AGENDA CULTURAL

17.12.15

Crise é uma invenção


Jornal O LIBERAL, Araçatuba, 25/12/2015
Hélio Consolaro*

Há crises para todos os gostos: crise financeira, crise política, crise moral, crise existencial, crise da representação, crise do livro, crise da educação. Quando o velho não dá conta e o novo não demonstra competência, então instala-se a crise. Então, na narrativa da crise tem o antes e o depois. É a quebra da estabilidade, geralmente entra em crise quem está perdendo o jogo.

Etimologicamente “crise” vem de um verbo grego que significava distinguir, escolher, decidir, julgar. Com todos esses conhecimentos, uma amiga historiadora entrou em minha sala e disse:

-     – Crise uma ova! Crise é um discurso.

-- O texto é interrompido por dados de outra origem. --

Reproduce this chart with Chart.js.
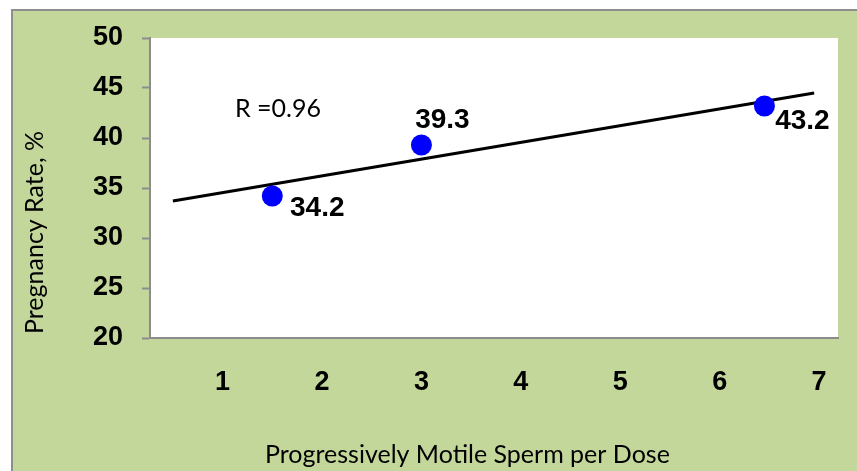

Com essa frase tão simples, passei a entender os objetivos perversos de quem trabalhava para a crise instalar-se. Aliás, se todo mundo acreditar que está em crise, ela se instala, por isso o economista e ex-ministro da Fazenda Delfim Neto diz que ela tem um caráter psicológico. Muito administrador incompetente se esconde atrás da palavra crise. E tenho amigos empresários que estão se afundando porque acreditaram na crise.


Sabe qual a diferença entre Lula e Dilma? Em 2008, quando a crise norte-americana chegava aqui, ele disse que era uma marolinha, e gritou: “Não parem de comprar”. E todos acreditaram nele e tivemos ajustes. Dilma abraçou a crise construída pela oposição. Então, lascou-se. Toda crise beneficia quem tem mais, quem está com liquidez. De tempos em tempos, a economia capitalista precisa da crise para retirar direitos dos trabalhadores e minguar os investimentos sociais.   

No governo do PT, a classe trabalhadora teve o seu crescimento no poder aquisitivo e no leque de direitos. A burguesia não suportava isso, além de não tolerar viajar com pobres no mesmo avião, estava diminuindo seu ganho, porque estava em curso a distribuição de renda. Então, inventou-se a crise.

A entrevista do filósofo italiano Giorgio Agamben publicada no Blog da editora Boitempo, que me foi passado pelo escritor Tharso Ferreira, diz uma verdade incontestável:
“Crise e economia atualmente não são usadas como conceitos, mas como palavras de ordem, que servem para impor e para fazer com que se aceitem medidas e restrições que as pessoas não têm motivo algum para aceitar. Crise hoje em dia significa simplesmente ‘você deve obedecer!’. Creio que seja evidente para todos que a chamada crise já dura decênios [refere-se à Europa] e nada mais é senão o modo normal como funciona o capitalismo em nosso tempo. E se trata de um funcionamento que nada tem de racional.”

Então, caro leitor, o município de Araçatuba estava em crise, só não atrasou o pagamento dos funcionários, mas o prefeito Cido Sério (PT) fechou o nariz e mandou um projeto de lei para a Câmara Municipal de Araçatuba para resolver o problema dos inadimplentes e sonegadores, perdoando-lhes multas e honorários advocatícios. Muita gente achou o dinheiro, acertou os impostos municipais e os cofres da Prefeitura saíram da crise. Se houvesse uma crise verdadeira, o dinheiro não ia aparecer. Tire a crise de sua cabeça!


*Hélio Consolaro é professor, jornalista e escritor. Secretário municipal de Cultura de Araçatuba-SP

Um comentário:

Aidil disse...

Bom texto. A partir do que li, faço uma reflexão e vejo que isso é mais um golpe arquitetado pela classe burguesa. Percebia sua insatisfação em ter os pobres coitados ao seu lado em aviões, em cursos só destinados a classe dominante.